“Esta encosta é o sono da morte”. O dia em que Alvoco passou a ver apenas cinzas


O calor ainda é muito, mas o ruído dos dois helicópteros que não largam esta montanha vão controlando os pontos a vermelho e parecem estar a circunscrever o fogo ao topo da encosta. Na cortada que dá para o bar da praia fluvial, já se começa a respirar de alívio e o alcatrão serve de banco a cerca de uma dezena de pessoas. Por aqui, o tom é quase de balanço.
“É difícil confiar nas autoridades, nada muda. Acho que este é um bem de todos nós – a paisagem, os animais que já perdemos. E o que fomos sentindo é muita impotência. Vimos o fogo e não pudemos intervir”, dizia António Cruz, numa altura em que os meios aéreos já não se ouviam há cerca de meia hora.
Para José Serra, nada do que aconteceu nas últimas horas vai mudar o rumo da defesa da floresta daqui para a frente. “O que interessa é arder”, contava à Renascença, adicionando ainda outra razão para dificultar o combate às chamas. “Agora não há malta nova aqui, antes havia. Quem é que vai para lá? Vou eu com 77 anos?”.
São 16h30. O vento começa a soprar forte e os olhos voltam a ficar postos na ladeira.
Meio da tarde. O descontrolo
As chamas foram obedientes e responderam ao assobio do vento. Às 17h30, já o céu é uma enorme nuvem de fumo que, ora tapa a encosta, ora revela as longas manchas de pinhal a serem consumidas por um fogo que assusta pelo tamanho e também pelo som da madeira a queimar. Bastaram cinco minutos para se instalar um cenário onde ninguém fica mais do que dois tempos no mesmo lugar.

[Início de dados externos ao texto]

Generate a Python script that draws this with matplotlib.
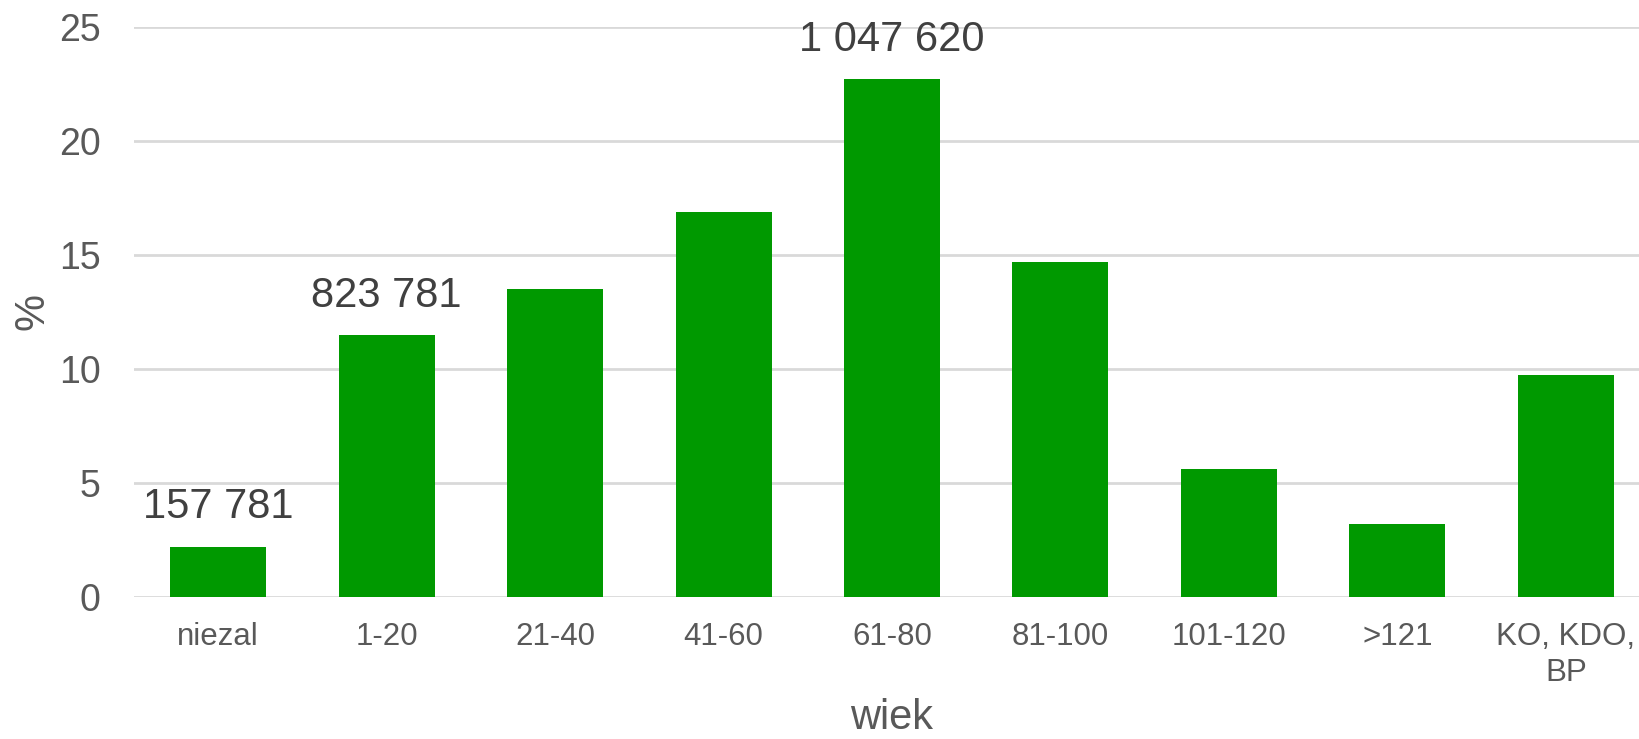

“A Quinta da Tapada já está a arder. Ai, meu Deus”, grita uma moradora, a fugir disparada de carro com o neto. “Mas onde é que estão os bombeiros? Eu não sei se o rio trava isto”, diz outro freguês, que veio a correr da praia fluvial, ainda a pingar. “Já está a arder do lado de cá, olha ali aquela projeção”, avisa um emigrante vindo de França.